More than a third with locally-advanced disease don’t get treatment aimed at preventing tumor’s return
WEDNESDAY, Feb. 18, 2015 (HealthDay News) — Many American women with locally-advanced breast cancer do not receive recommended radiation therapy after mastectomy, according to a study published online Jan. 14 in the Journal of the American College of Surgeons.
Experts at the U.S. National Cancer Institute currently recommend that breast cancer patients who undergo mastectomy receive radiation therapy if their cancer has spread to four or more nearby lymph nodes. However, in the new study, which tracked 56,990 such breast cancer cases in the United States between 1998 and 2011, researchers found only 65 percent of patients received follow-up radiation therapy. The researchers “were quite startled by the finding,” lead author Quyen Chu, M.D., M.B.A., professor of surgery at the Louisiana State University Health Sciences Center in Shreveport, said in a news release from the American College of Surgeons.
Factors such as race/ethnicity, income and education level, health insurance, where patients lived or where they were treated, or the presence of other health problems did not influence whether these patients received radiation therapy. However, women who had received chemotherapy had more than five times the odds of getting radiation treatment compared to those who had not.

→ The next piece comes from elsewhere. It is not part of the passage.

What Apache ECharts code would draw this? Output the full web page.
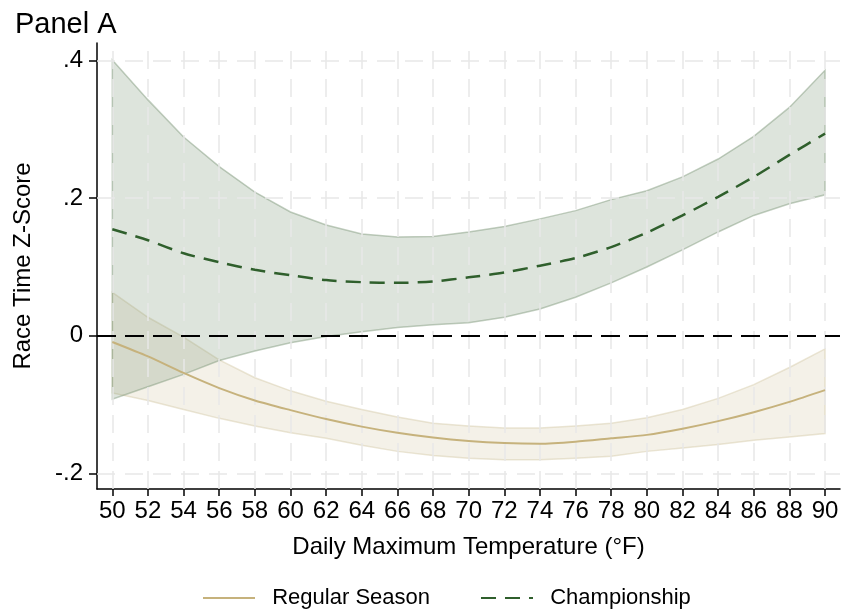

About 82 percent of the patients in the study received chemotherapy. Chu theorized that women who decided to skip chemotherapy might also be less willing to undergo radiation therapy. Still, the exact reasons why more than a third of patients forgo postoperative radiation remains unclear. “From this study, we could not tease out whether patients refuse treatment or there is a lack of awareness among women and physicians about the need for radiation therapy after mastectomy for locally-advanced breast cancer,” Chu said.